There is certainly a kernel of truth in the unifying logic of these remarks. The criminal-justice system, like so many other American institutions, is markedly racist. More than 50 years after the Moynihan Report, a repellent document that shares much in spirit with Cosby’s Pound Cake speech, black families are still disproportionately likely to be separated by discriminatory criminalization. Men of color are most often targeted for solitary confinement. The youths most likely to be tried as adults, and imprisoned for life as a result, are kids of color. “Broken windows” policing, intended to curb serious crime by cracking down on minor offenses, both doesn’t work as crime prevention and endangers the communities to which it is applied. The so-called War on Drugs has targeted black communities and caused irrevocable damage with biased policing, harsh sentencing, and state violence.

But Cosby was not a low-income black man arrested for turnstile jumping on the way to work. He was not a neighborhood sex worker detained by police simply for possessing a condom. He was not a protester pepper sprayed while decrying an injustice perpetrated by the state. Bill Cosby is an unrepentant sexual predator who was tried and sentenced according to due process. He is not a political hero. If the prison system is still the only widely accepted punishment for serial offenders who present a danger to the public, then Cosby’s actions merit his sentencing.

To suggest that Cosby’s conviction and sentencing are invalid not because he didn’t commit a crime but because other (white) rapists have gotten away with their crimes is a peculiar logic. It reveals a disturbing impulse: the desire to weigh black men’s social standing against white men’s, even to the detriment of all women. If Cosby were to (further) evade punishment for his crimes, would that be a mark of racial progress? It’s an uncomfortable thought, a callous calculus that loses sight of the humanity at the heart of any pursuit of justice. Demanding accountability of black abusers is not an inherently antiblack proposition.

[Further reading: Ta-Nehisi Coates on Cosby and his enablers]

Perhaps the most troubling comparison made in response to the Cosby trial is one that draws on a much older conflict. This week, a tweet from the day after Cosby’s conviction began recirculating. It draws a baffling comparison between Cosby and Carolyn Bryant Donham, the white woman whose false accusation of the black teenager Emmett Till in 1955 led a group of white men to kill the boy for daring to address her: “If you all are going to lock Bill Cosby up at the age of 80, I need y’all to put Carolyn Byant [sic] Donham at age 83 in jail for accessory to murder for having Emmett till killed and CONFESSING in 2017 #stolen.”

While the tweet suggests that Bryant Donham deserves prison time just as Cosby does, the core of the sentiment conflates Cosby with Till. The idea that Cosby, (black) America’s fictive father, is being “#stolen” from “us” (namely, black people) in the same way that an innocent teenager was taken from his family is galling.

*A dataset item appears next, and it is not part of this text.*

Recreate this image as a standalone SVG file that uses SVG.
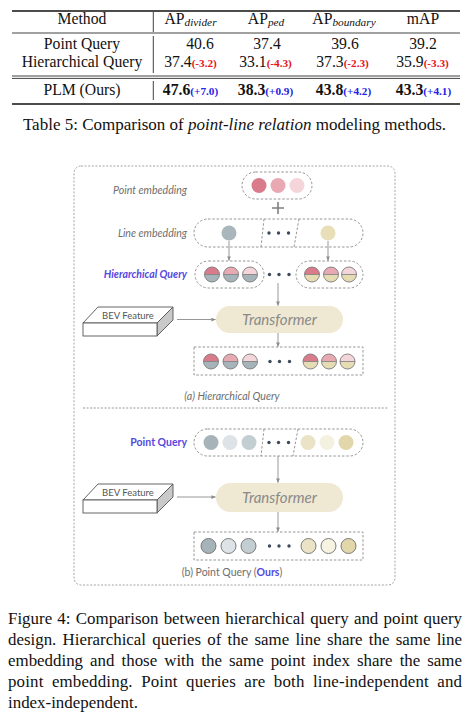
<svg xmlns="http://www.w3.org/2000/svg" width="473" height="720" viewBox="0 0 473 720">
<style>
.serif{font-family:"Liberation Serif","Times New Roman",serif;fill:#111}
.t{font-size:15.7px}
.sub{font-size:11.3px;font-style:italic}
.neg{font-size:11.2px;font-weight:bold;fill:#e8141c}
.pos{font-size:11.2px;font-weight:bold;fill:#2323e6}
.rule{stroke:#111;fill:none}
.lbl{font-family:Lato,"Open Sans",sans-serif;font-style:italic;font-size:10.6px;fill:#6e6e6e}
.blue{font-family:Lato,"Open Sans",sans-serif;font-weight:bold;font-size:10.5px;fill:#5548e0}
.dash{fill:none;stroke:#8a8a8a;stroke-width:0.9;stroke-dasharray:2.5 1.8}
.conn{stroke:#8c8c8c;stroke-width:0.9;fill:none;marker-end:url(#ah)}
.dot{fill:#3e4a5c}
.tf{fill:#efe8d2}
.tft{font-family:Lato,"Open Sans",sans-serif;font-style:italic;font-size:15px;fill:#8a8a8a;text-anchor:middle}
.bev{font-family:Lato,"Open Sans",sans-serif;font-size:9.5px;fill:#555;text-anchor:middle}
.ring{fill:none;stroke:#7a7a7a;stroke-width:0.9}
</style>
<defs>
<marker id="ah" viewBox="0 0 6 6" refX="5.5" refY="3" markerWidth="5" markerHeight="5" orient="auto">
<path d="M0,0.5 L6,3 L0,5.5 Z" fill="#8c8c8c"/>
</marker>
<g id="hp1"><path d="M-7.5,0 A7.5,7.5 0 0 1 7.5,0 Z" fill="#d97b8a"/><path d="M-7.5,0 A7.5,7.5 0 0 0 7.5,0 Z" fill="#a6b4ba"/><circle r="7.5" class="ring"/><line x1="-7.5" x2="7.5" y1="0" y2="0" stroke="#7a7a7a" stroke-width="0.8"/></g>
<g id="hp2"><path d="M-7.5,0 A7.5,7.5 0 0 1 7.5,0 Z" fill="#e8a9b2"/><path d="M-7.5,0 A7.5,7.5 0 0 0 7.5,0 Z" fill="#a6b4ba"/><circle r="7.5" class="ring"/><line x1="-7.5" x2="7.5" y1="0" y2="0" stroke="#7a7a7a" stroke-width="0.8"/></g>
<g id="hp3"><path d="M-7.5,0 A7.5,7.5 0 0 1 7.5,0 Z" fill="#f3d5da"/><path d="M-7.5,0 A7.5,7.5 0 0 0 7.5,0 Z" fill="#a6b4ba"/><circle r="7.5" class="ring"/><line x1="-7.5" x2="7.5" y1="0" y2="0" stroke="#7a7a7a" stroke-width="0.8"/></g>
<g id="ht1"><path d="M-7.5,0 A7.5,7.5 0 0 1 7.5,0 Z" fill="#d97b8a"/><path d="M-7.5,0 A7.5,7.5 0 0 0 7.5,0 Z" fill="#e5dcb4"/><circle r="7.5" class="ring"/><line x1="-7.5" x2="7.5" y1="0" y2="0" stroke="#7a7a7a" stroke-width="0.8"/></g>
<g id="ht2"><path d="M-7.5,0 A7.5,7.5 0 0 1 7.5,0 Z" fill="#e8a9b2"/><path d="M-7.5,0 A7.5,7.5 0 0 0 7.5,0 Z" fill="#e5dcb4"/><circle r="7.5" class="ring"/><line x1="-7.5" x2="7.5" y1="0" y2="0" stroke="#7a7a7a" stroke-width="0.8"/></g>
<g id="ht3"><path d="M-7.5,0 A7.5,7.5 0 0 1 7.5,0 Z" fill="#f3d5da"/><path d="M-7.5,0 A7.5,7.5 0 0 0 7.5,0 Z" fill="#e5dcb4"/><circle r="7.5" class="ring"/><line x1="-7.5" x2="7.5" y1="0" y2="0" stroke="#7a7a7a" stroke-width="0.8"/></g>
<g id="dots"><circle cx="-9.5" r="1.7" class="dot"/><circle cx="0" r="1.7" class="dot"/><circle cx="10" r="1.7" class="dot"/></g>
<g id="bevbox"><path d="M15,0 L90,0 L74,16 L0,16 Z" fill="#fff" stroke="#555" stroke-width="0.9"/><path d="M74,16 L90,0 L90,13 L74,29 Z" fill="#c9c9c9" stroke="#555" stroke-width="0.9"/><rect x="0" y="16" width="74" height="13" fill="#fff" stroke="#555" stroke-width="0.9"/></g>
</defs>

<!-- Table -->
<g id="table">
<line class="rule" x1="12" y1="11" x2="460" y2="11" stroke-width="1.3"/>
<line class="rule" x1="12" y1="33" x2="460" y2="33" stroke-width="0.8"/>
<line class="rule" x1="12" y1="76" x2="460" y2="76" stroke-width="0.8"/>
<line class="rule" x1="12" y1="78.4" x2="460" y2="78.4" stroke-width="0.8"/>
<line class="rule" x1="12" y1="104" x2="460" y2="104" stroke-width="1.3"/>
<line class="rule" x1="153.3" y1="12" x2="153.3" y2="32" stroke-width="0.8"/>
<line class="rule" x1="153.3" y1="36" x2="153.3" y2="73" stroke-width="0.8"/>
<line class="rule" x1="153.3" y1="81" x2="153.3" y2="100" stroke-width="0.8"/>
<g class="serif t" text-anchor="middle">
<text x="82" y="24">Method</text>
<text x="190.5" y="24">AP<tspan class="sub" dy="2">divider</tspan></text>
<text x="266" y="24">AP<tspan class="sub" dy="2">ped</tspan></text>
<text x="344" y="24">AP<tspan class="sub" dy="2">boundary</tspan></text>
<text x="423" y="24">mAP</text>
<text x="82" y="49">Point Query</text>
<text x="200" y="49">40.6</text>
<text x="267" y="49">37.4</text>
<text x="345" y="49">39.6</text>
<text x="423" y="49">39.2</text>
<text x="82" y="67">Hierarchical Query</text>
<text x="190.5" y="67">37.4<tspan class="neg">(-3.2)</tspan></text>
<text x="265.5" y="67">33.1<tspan class="neg">(-4.3)</tspan></text>
<text x="342.5" y="67">37.3<tspan class="neg">(-2.3)</tspan></text>
<text x="422.5" y="67">35.9<tspan class="neg">(-3.3)</tspan></text>
<text x="82" y="94.5">PLM (Ours)</text>
<text x="190.5" y="94.5" font-weight="bold">47.6<tspan class="pos">(+7.0)</tspan></text>
<text x="265.5" y="94.5" font-weight="bold">38.3<tspan class="pos">(+0.9)</tspan></text>
<text x="343.5" y="94.5" font-weight="bold">43.8<tspan class="pos">(+4.2)</tspan></text>
<text x="423.5" y="94.5" font-weight="bold">43.3<tspan class="pos">(+4.1)</tspan></text>
</g>
<text class="serif" font-size="17" x="234.5" y="129.5" text-anchor="middle">Table 5: Comparison of <tspan font-style="italic">point-line relation</tspan> modeling methods.</text>
</g>

<!-- Figure frame -->
<g id="frame">
<rect x="74" y="166" width="321" height="419" rx="7" fill="none" stroke="#9a9a9a" stroke-width="0.9" stroke-dasharray="2 1.6"/>
<line x1="83" y1="408" x2="388" y2="408" stroke="#8a8a8a" stroke-width="0.9" stroke-dasharray="2 1.6"/>
</g>

<!-- Part (a) -->
<g id="point-embedding">
<text class="lbl" x="187" y="194" text-anchor="end">Point embedding</text>
<rect class="dash" x="242" y="172" width="70" height="27" rx="13.5"/>
<circle cx="259" cy="185.5" r="7.5" fill="#d97b8a"/>
<circle cx="278" cy="185.5" r="7.5" fill="#e8a9b2"/>
<circle cx="297" cy="185.5" r="7.5" fill="#f3d5da"/>
</g>
<g id="plus">
<path d="M272,208 H284 M278,202 V214" stroke="#808080" stroke-width="1.6" fill="none"/>
</g>
<g id="line-embedding">
<text class="lbl" x="187" y="236.5" text-anchor="end">Line embedding</text>
<rect class="dash" x="194" y="219" width="169" height="28" rx="14"/>
<line class="dash" x1="264" y1="219" x2="261" y2="247"/>
<line class="dash" x1="299" y1="219" x2="294" y2="247"/>
<circle cx="229" cy="233" r="7.5" fill="#a9b7bd"/>
<circle cx="328" cy="233" r="7.5" fill="#e8dfb8"/>
<use href="#dots" x="278.5" y="233"/>
</g>
<g id="hierarchical-query">
<text class="blue" font-style="italic" x="187" y="278" text-anchor="end">Hierarchical Query</text>
<rect class="dash" x="195" y="261" width="69" height="27" rx="13.5"/>
<rect class="dash" x="296" y="261" width="67" height="27" rx="13.5"/>
<use href="#hp1" x="212" y="274.5"/>
<use href="#hp2" x="231" y="274.5"/>
<use href="#hp3" x="250" y="274.5"/>
<use href="#dots" x="279" y="274.5"/>
<use href="#ht1" x="312" y="274.5"/>
<use href="#ht2" x="331" y="274.5"/>
<use href="#ht3" x="349" y="274.5"/>
</g>
<g id="bev-a">
<use href="#bevbox" x="83" y="307"/>
<text class="bev" x="128" y="318.5">BEV Feature</text>
</g>
<g id="transformer-a">
<rect class="tf" x="216" y="306" width="127" height="27" rx="13.5"/>
<text class="tft" x="279.5" y="324.5">Transformer</text>
</g>
<g id="output-a">
<rect class="dash" x="194" y="347" width="169" height="28"/>
<use href="#hp1" x="211" y="361.5"/>
<use href="#hp2" x="230.5" y="361.5"/>
<use href="#hp3" x="250" y="361.5"/>
<use href="#dots" x="279.5" y="361.5"/>
<use href="#ht1" x="310.5" y="361.5"/>
<use href="#ht2" x="329" y="361.5"/>
<use href="#ht3" x="347.5" y="361.5"/>
<text class="lbl" x="232" y="399.5" text-anchor="middle">(a) Hierarchical Query</text>
</g>

<!-- Part (b) -->
<g id="point-query">
<text class="blue" font-size="10" x="187" y="445.5" text-anchor="end">Point Query</text>
<rect class="dash" x="194" y="429" width="169" height="27" rx="13.5"/>
<line class="dash" x1="264" y1="429" x2="261" y2="456"/>
<line class="dash" x1="298" y1="429" x2="293" y2="456"/>
<circle cx="211" cy="442.5" r="7.5" fill="#a6b4ba"/>
<circle cx="230" cy="442.5" r="7.5" fill="#dde3e6"/>
<circle cx="249" cy="442.5" r="7.5" fill="#c3ced2"/>
<use href="#dots" x="278.5" y="442.5"/>
<circle cx="308" cy="442.5" r="7.5" fill="#ebe3c6"/>
<circle cx="327" cy="442.5" r="7.5" fill="#f5f1e1"/>
<circle cx="346" cy="442.5" r="7.5" fill="#e2d7ab"/>
</g>
<g id="bev-b">
<use href="#bevbox" x="83" y="484"/>
<text class="bev" x="128" y="495.5">BEV Feature</text>
</g>
<g id="transformer-b">
<rect class="tf" x="216" y="483" width="127" height="29" rx="14.5"/>
<text class="tft" x="279.5" y="502.5">Transformer</text>
</g>
<g id="output-b">
<rect class="dash" x="194" y="532" width="169" height="28"/>
<circle cx="208.5" cy="546" r="7.5" fill="#a6b4ba" stroke="#6e6e6e" stroke-width="0.9"/>
<circle cx="228.5" cy="546" r="7.5" fill="#dde3e6" stroke="#6e6e6e" stroke-width="0.9"/>
<circle cx="248.5" cy="546" r="7.5" fill="#c3ced2" stroke="#6e6e6e" stroke-width="0.9"/>
<use href="#dots" x="279" y="546"/>
<circle cx="308.5" cy="546" r="7.5" fill="#ebe3c6" stroke="#6e6e6e" stroke-width="0.9"/>
<circle cx="328.5" cy="546" r="7.5" fill="#f7f3e3" stroke="#6e6e6e" stroke-width="0.9"/>
<circle cx="348.5" cy="546" r="7.5" fill="#e2d7ab" stroke="#6e6e6e" stroke-width="0.9"/>
<text x="232" y="575.5" text-anchor="middle" font-family="Lato,'Open Sans',sans-serif" font-size="10.5" fill="#6e6e6e">(b) Point Query (<tspan font-weight="bold" fill="#5548e0">Ours</tspan>)</text>
</g>

<!-- Connectors -->
<g id="connectors">
<line class="conn" x1="229" y1="241" x2="229" y2="260.5"/>
<line class="conn" x1="328" y1="241" x2="328" y2="260.5"/>
<line class="conn" x1="278" y1="283" x2="278" y2="305.5"/>
<line class="conn" x1="177" y1="319.5" x2="215.5" y2="319.5"/>
<line class="conn" x1="278" y1="333" x2="278" y2="346.5"/>
<line class="conn" x1="278" y1="456" x2="278" y2="482.5"/>
<line class="conn" x1="177" y1="497" x2="215.5" y2="497"/>
<line class="conn" x1="278" y1="512" x2="278" y2="531.5"/>
</g>

<!-- Figure caption -->
<g id="caption" class="serif" font-size="16.9">
<text x="8" y="624" word-spacing="1" textLength="454" lengthAdjust="spacing">Figure 4: Comparison between hierarchical query and point query</text>
<text x="8" y="645" word-spacing="2" textLength="454" lengthAdjust="spacing">design. Hierarchical queries of the same line share the same line</text>
<text x="8" y="666" word-spacing="2.8" textLength="454" lengthAdjust="spacing">embedding and those with the same point index share the same</text>
<text x="8" y="687" word-spacing="4.1" textLength="454" lengthAdjust="spacing">point embedding. Point queries are both line-independent and</text>
<text x="8" y="708">index-independent.</text>
</g>
</svg>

The tweet, amid the countless other statements repackaging similar logic, attempts to skewer the long American tradition of portraying black men as hypersexual brutes. In naming white women as Cosby’s accusers despite the fact that some of them are women of color, Andrew Wyatt drew from this same strategy.

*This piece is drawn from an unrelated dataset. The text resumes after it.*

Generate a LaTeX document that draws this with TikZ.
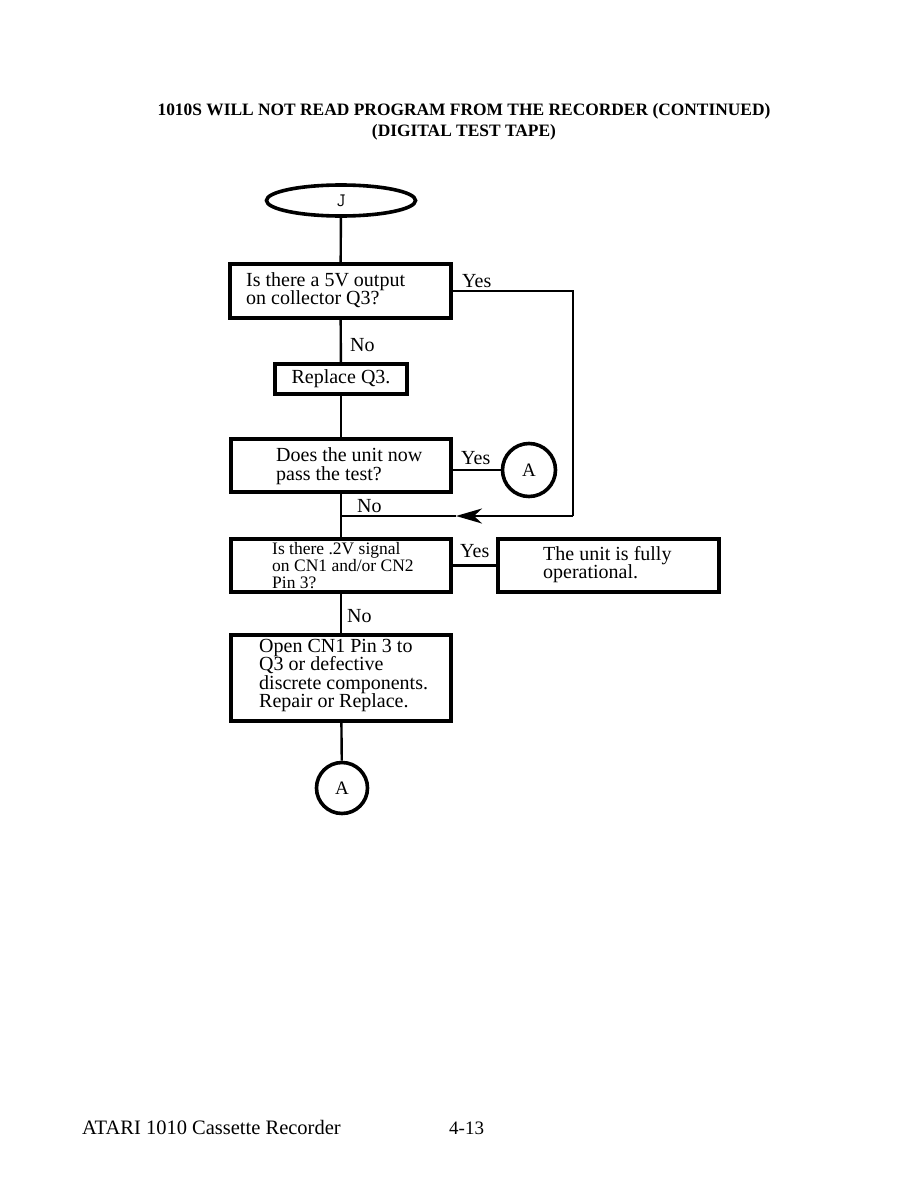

Challenging the social dynamics of a case with a white accuser and a black defendant is an understandable instinct. Just last year, Bryant Donham admitted that her account of Till making an advance was false, a lie that only compounded the collective pain of losing a young black boy to a racist mob. (Till’s memory was also disrespected earlier this week by the actor Jesse Williams, who attempted to promote his directorial debut, Till, by meme-ing photos of Mamie Till-Mobley, the child’s mother, mourning her son. In both instances, the boy’s life and death were deployed as rhetorical tools in service of another black man’s image.)

It’s not inaccurate to note that racism affects how black men’s sexuality is perceived, or how they are sentenced in courts of law. But there are countless black men in America whose interactions with the criminal-justice system have been marred by the specter of racist policies, practices, and ideologies. There are innumerable cases of racist double standards in sentencing, even in sex crimes (which are notably underprosecuted). Bill Cosby’s story is simply not one of them. He is a man whose prestige finally stopped overshadowing his predation. To lose sight of that is its own injustice.